Provided material:
* Begin *

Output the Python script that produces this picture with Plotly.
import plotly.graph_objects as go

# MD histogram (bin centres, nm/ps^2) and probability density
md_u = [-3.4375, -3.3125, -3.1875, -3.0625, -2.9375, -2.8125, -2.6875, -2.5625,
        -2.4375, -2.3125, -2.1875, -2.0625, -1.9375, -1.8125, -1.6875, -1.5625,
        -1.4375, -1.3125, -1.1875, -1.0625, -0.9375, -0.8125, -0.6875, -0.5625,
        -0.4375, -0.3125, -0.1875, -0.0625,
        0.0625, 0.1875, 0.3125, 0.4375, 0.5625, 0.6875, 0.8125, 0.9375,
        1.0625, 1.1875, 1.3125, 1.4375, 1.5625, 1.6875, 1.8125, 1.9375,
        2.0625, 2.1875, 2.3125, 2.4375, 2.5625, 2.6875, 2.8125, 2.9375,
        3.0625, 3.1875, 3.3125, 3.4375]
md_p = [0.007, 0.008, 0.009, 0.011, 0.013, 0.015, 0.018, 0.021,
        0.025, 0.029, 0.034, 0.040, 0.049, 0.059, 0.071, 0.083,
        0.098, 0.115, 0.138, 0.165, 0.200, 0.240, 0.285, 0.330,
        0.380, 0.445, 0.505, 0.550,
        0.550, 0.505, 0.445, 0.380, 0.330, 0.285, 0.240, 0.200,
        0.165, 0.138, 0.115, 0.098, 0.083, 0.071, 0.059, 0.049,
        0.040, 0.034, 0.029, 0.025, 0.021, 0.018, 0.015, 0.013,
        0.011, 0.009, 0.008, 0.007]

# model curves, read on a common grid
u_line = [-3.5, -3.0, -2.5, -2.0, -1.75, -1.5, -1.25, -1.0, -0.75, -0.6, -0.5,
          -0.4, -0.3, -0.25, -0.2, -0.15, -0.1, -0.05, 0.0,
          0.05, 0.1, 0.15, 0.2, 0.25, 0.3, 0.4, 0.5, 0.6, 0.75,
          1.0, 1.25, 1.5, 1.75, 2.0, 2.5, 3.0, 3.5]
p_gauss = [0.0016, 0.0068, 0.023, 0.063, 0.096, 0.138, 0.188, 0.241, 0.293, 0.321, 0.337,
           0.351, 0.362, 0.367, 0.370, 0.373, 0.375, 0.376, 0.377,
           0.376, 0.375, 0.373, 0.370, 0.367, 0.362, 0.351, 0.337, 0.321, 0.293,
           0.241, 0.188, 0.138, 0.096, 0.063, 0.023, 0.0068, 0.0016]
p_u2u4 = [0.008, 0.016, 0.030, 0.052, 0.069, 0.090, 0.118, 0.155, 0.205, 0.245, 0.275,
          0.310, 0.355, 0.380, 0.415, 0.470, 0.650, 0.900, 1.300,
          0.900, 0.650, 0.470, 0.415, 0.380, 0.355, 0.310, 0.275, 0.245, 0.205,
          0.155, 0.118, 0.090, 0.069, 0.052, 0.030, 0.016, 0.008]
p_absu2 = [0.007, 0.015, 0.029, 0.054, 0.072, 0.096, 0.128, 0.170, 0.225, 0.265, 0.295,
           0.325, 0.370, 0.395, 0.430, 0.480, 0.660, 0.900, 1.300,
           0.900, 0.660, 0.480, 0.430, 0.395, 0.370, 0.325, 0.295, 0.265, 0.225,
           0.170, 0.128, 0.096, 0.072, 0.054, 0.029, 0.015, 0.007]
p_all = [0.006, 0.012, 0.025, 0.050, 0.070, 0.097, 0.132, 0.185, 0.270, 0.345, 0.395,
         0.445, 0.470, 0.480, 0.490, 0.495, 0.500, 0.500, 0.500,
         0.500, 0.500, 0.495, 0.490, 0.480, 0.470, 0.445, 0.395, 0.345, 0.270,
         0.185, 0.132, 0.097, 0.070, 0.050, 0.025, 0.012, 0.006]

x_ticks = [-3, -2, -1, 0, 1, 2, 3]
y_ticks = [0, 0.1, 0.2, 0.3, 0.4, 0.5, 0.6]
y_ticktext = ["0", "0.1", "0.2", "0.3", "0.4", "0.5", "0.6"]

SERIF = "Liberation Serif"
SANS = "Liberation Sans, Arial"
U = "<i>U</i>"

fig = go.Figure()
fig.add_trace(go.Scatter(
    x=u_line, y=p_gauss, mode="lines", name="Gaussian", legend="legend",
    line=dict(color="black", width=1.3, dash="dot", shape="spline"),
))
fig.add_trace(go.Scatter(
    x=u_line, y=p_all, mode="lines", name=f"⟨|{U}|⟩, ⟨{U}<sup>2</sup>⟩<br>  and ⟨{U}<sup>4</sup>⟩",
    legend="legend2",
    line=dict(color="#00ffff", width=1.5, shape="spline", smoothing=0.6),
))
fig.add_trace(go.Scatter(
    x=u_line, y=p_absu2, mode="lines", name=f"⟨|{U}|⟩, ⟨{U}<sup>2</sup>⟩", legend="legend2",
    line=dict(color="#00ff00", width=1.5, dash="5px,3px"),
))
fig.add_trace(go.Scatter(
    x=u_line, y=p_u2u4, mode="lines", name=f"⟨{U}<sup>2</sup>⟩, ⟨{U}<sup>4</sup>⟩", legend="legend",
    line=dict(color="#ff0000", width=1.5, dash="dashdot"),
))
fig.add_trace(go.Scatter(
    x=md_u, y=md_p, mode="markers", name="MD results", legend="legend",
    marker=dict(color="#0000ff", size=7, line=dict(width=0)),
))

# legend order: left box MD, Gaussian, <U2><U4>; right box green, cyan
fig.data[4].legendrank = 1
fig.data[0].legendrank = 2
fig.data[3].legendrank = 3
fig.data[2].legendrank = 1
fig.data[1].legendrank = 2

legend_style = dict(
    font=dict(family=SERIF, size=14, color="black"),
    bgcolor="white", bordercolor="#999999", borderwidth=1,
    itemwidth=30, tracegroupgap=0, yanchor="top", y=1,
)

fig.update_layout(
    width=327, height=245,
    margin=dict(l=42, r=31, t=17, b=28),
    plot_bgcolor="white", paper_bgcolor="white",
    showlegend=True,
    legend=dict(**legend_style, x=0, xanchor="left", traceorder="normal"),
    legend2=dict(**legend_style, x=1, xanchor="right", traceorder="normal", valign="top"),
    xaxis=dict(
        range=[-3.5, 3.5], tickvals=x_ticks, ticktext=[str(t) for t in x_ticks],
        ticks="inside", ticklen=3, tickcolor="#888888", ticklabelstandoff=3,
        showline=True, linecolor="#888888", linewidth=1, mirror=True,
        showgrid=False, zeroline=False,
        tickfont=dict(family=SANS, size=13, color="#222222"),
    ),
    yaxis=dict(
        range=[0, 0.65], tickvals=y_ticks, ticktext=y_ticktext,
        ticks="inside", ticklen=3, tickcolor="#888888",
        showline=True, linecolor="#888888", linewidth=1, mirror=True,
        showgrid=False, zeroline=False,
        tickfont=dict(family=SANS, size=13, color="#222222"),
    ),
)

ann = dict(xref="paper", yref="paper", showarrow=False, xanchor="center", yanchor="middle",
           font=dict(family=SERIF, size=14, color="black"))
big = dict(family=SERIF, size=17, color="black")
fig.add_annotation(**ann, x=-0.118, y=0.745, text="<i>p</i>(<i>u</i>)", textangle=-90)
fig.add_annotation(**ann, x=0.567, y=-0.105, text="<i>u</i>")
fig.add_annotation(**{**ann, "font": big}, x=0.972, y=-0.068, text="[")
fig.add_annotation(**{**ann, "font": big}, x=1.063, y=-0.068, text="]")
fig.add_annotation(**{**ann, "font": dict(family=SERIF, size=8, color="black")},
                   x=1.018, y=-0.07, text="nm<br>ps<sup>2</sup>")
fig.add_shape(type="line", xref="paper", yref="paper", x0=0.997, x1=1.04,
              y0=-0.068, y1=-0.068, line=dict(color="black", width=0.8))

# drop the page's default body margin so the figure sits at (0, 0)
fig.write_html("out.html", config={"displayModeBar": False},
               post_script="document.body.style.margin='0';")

* End *

To do:
Extract the lines above, from the first one through the one containing "import plotly.graph_objects as go", and return only those, unchanged.

Result below:
Output the Python script that produces this picture with Plotly.
import plotly.graph_objects as go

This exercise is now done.